Considering that the petitioner was a habitual offender and he intentionally concealed the factum of registration of four FIRs against him, Bench of Justice Namit Kumar declined the grant of anticipatory bail.
This petition was filed for seeking anticipatory bail in an FIR registered under Section 21 of the Narcotic Drugs and Psychotropic Substances Act, 1985.
The present FIR was registered against co-accused Daljeet Singh @ Jeeta who was apprehended by the police party on the basis of suspicion. On checking his car, recovery of 500 grams Heroin was effected. During the investigation, co-accused Daljeet Singh @ Jeeta suffered a statement that he, along with the present petitioner, jointly purchased the recovered 500 grams Heroin and the source of Heroin was only known to the petitioner. He also disclosed that the car recovered in this case was also provided to him by the petitioner and as such the name of the petitioner surfaced in this case.
The petitioner's counsel contended that the petitioner was innocent and falsely implicated in the present case. The Counsel mentioned that he was not named in the FIR and was nominated on the basis of the disclosure statement of the co-accused. He further submitted that the petitioner was ready and willing to join the investigation. Therefore, he may be granted the benefit of anticipatory bail.
Per contra, the State counsel, argued that co-accused of the petitioner in his statement submitted that he along with present petitioner jointly purchased the recovered 500 grams heroin and source of heroin was only known to the petitioner. He also disclosed that the car recovered in the present case was also provided to him by the petitioner. He further submitted that the recovered contraband fell under the category of “commercial quantity” and as such provisions of Section 37 of the NDPS Act were attracted. He also submitted that the petitioner concealed the material facts from this Court as it was mentioned in the petition that the petitioner was involved in one case under Section 21 of the NDPS Act and three more cases under the IPC.
The anticipatory bail application filed by the petitioner before the Judge, Special Court, Ferozepur, was also dismissed.
After hearing the parties, the bench held that the petitioner was a habitual offender and he intentionally concealed the factum of registration of aforesaid FIRs, pointed out by State counsel, in the petition.

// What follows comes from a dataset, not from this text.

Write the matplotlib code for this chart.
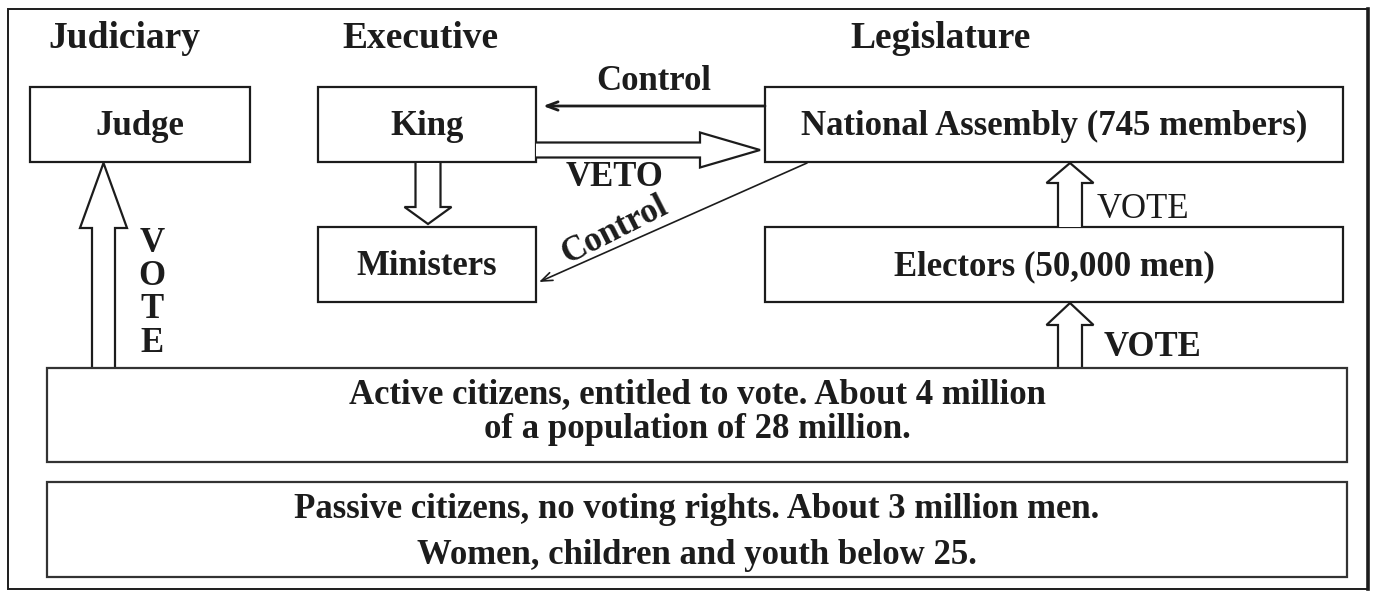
#!/usr/bin/env python3
"""Diagram: the political system under the French Constitution of 1791."""

import matplotlib

matplotlib.use("Agg")
import matplotlib.pyplot as plt
import numpy as np
from matplotlib.patches import Polygon, Rectangle

# --- text content -----------------------------------------------------------
TITLES = ["Judiciary", "Executive", "Legislature"]
BOX_LABELS = ["Judge", "King", "National Assembly (745 members)",
              "Ministers", "Electors (50,000 men)"]
ACTIVE_LINES = ["Active citizens, entitled to vote. About 4 million",
                "of a population of 28 million."]
PASSIVE_LINES = ["Passive citizens, no voting rights. About 3 million men.",
                 "Women, children and youth below 25."]
CONTROL_LABEL = "Control"
VETO_LABEL = "VETO"
VOTE_LABEL = "VOTE"

# --- layout (pixel coordinates, y grows downward) ---------------------------
W, H = 1377, 594
TITLE_POS = [(124, 38), (420, 38), (941, 38)]
BOX_RECTS = [(30, 87, 220, 75), (318, 87, 218, 75), (765, 87, 578, 75),
             (318, 227, 218, 75), (765, 227, 578, 75)]
ACTIVE_RECT = (47, 368, 1300, 94)
PASSIVE_RECT = (47, 482, 1300, 95)
INK = "#1c1c1c"
FONT = ["Liberation Serif", "DejaVu Serif"]


def hollow_arrow(ax, start, end, shaft_w, head_w, head_len, lw=1.6):
    """Draw an outlined (white-filled) block arrow from start to end."""
    p0, p1 = np.asarray(start, float), np.asarray(end, float)
    d = (p1 - p0) / np.linalg.norm(p1 - p0)
    n = np.array([-d[1], d[0]])
    base = p1 - d * head_len
    pts = [p0 + n * shaft_w / 2, base + n * shaft_w / 2, base + n * head_w / 2,
           p1, base - n * head_w / 2, base - n * shaft_w / 2,
           p0 - n * shaft_w / 2]
    ax.add_patch(Polygon(pts, closed=False, facecolor="white",
                         edgecolor=INK, lw=lw, joinstyle="miter", zorder=3))


def label(ax, x, y, s, size=25, weight="bold", **kw):
    ax.text(x, y, s, ha="center", va="center", fontsize=size,
            fontweight=weight, family=FONT, color=INK, **kw)


def main() -> None:
    fig = plt.figure(figsize=(W / 100, H / 100), dpi=100)
    ax = fig.add_axes([0, 0, 1, 1])
    ax.set_xlim(0, W)
    ax.set_ylim(H, 0)
    ax.axis("off")

    # outer frame (right edge drawn heavier, as in the scan)
    ax.add_patch(Rectangle((8, 9), 1360, 580, fill=False, edgecolor=INK, lw=1.4))
    ax.plot([1368, 1368], [9, 589], color=INK, lw=2.6)

    for (x, y), t in zip(TITLE_POS, TITLES):
        label(ax, x, y, t, size=27)

    for (x, y, w, h), t in zip(BOX_RECTS, BOX_LABELS):
        ax.add_patch(Rectangle((x, y), w, h, fill=False, edgecolor=INK,
                               lw=1.6, zorder=2))
        label(ax, x + w / 2, y + h / 2 + 2, t)

    x, y, w, h = ACTIVE_RECT
    ax.add_patch(Rectangle((x, y), w, h, facecolor="white", edgecolor="#333",
                           lw=1.6, zorder=4))
    for t, yy in zip(ACTIVE_LINES, (y + 27, y + 62)):
        label(ax, x + w / 2, yy, t, zorder=5)

    x, y, w, h = PASSIVE_RECT
    ax.add_patch(Rectangle((x, y), w, h, fill=False, edgecolor="#333", lw=1.6))
    for t, yy in zip(PASSIVE_LINES, (y + 27, y + 73)):
        label(ax, x + w / 2, yy, t)

    # block arrows
    hollow_arrow(ax, (103.5, 368), (103.5, 163), 23, 47, 65)
    hollow_arrow(ax, (428, 163), (428, 224), 25, 47, 17)
    hollow_arrow(ax, (536, 150), (760, 150), 15, 35, 60)
    hollow_arrow(ax, (1070, 227), (1070, 163), 24, 47, 20)
    hollow_arrow(ax, (1070, 368), (1070, 303), 24, 47, 22)

    # control arrows
    ax.annotate("", xy=(543, 106), xytext=(765, 106),
                arrowprops=dict(arrowstyle="->,head_length=0.8,head_width=0.3",
                                color=INK, lw=2.0, shrinkA=0, shrinkB=0))
    ax.annotate("", xy=(539, 282), xytext=(807, 163),
                arrowprops=dict(arrowstyle="->,head_length=0.8,head_width=0.3",
                                color=INK, lw=1.2, shrinkA=0, shrinkB=0))
    label(ax, 654, 82, CONTROL_LABEL)
    label(ax, 615, 230, CONTROL_LABEL, rotation=27, rotation_mode="anchor")
    label(ax, 615, 178, VETO_LABEL)

    # vote labels
    for i, ch in enumerate(VOTE_LABEL):
        label(ax, 152, 243 + 33.5 * i, ch)
    label(ax, 1143, 210, VOTE_LABEL, weight="normal")
    label(ax, 1152, 347, VOTE_LABEL)

    fig.savefig("out.png", dpi=100, facecolor="white")
    plt.close(fig)


if __name__ == "__main__":
    main()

In light of the above, the Bench observed,
"It is a well-settled proposition of law that a person who does not approach the Court with clean hands and played fraud with the Court, is not entitled for any relief."
Moreover, the Court held that the recovery in the present case fell under the category of “commercial quantity”, therefore, provisions of Section 37 of the NDPS Act were attracted. Hence, the Court opined that the petitioner was not entitled to the relief of anticipatory bail.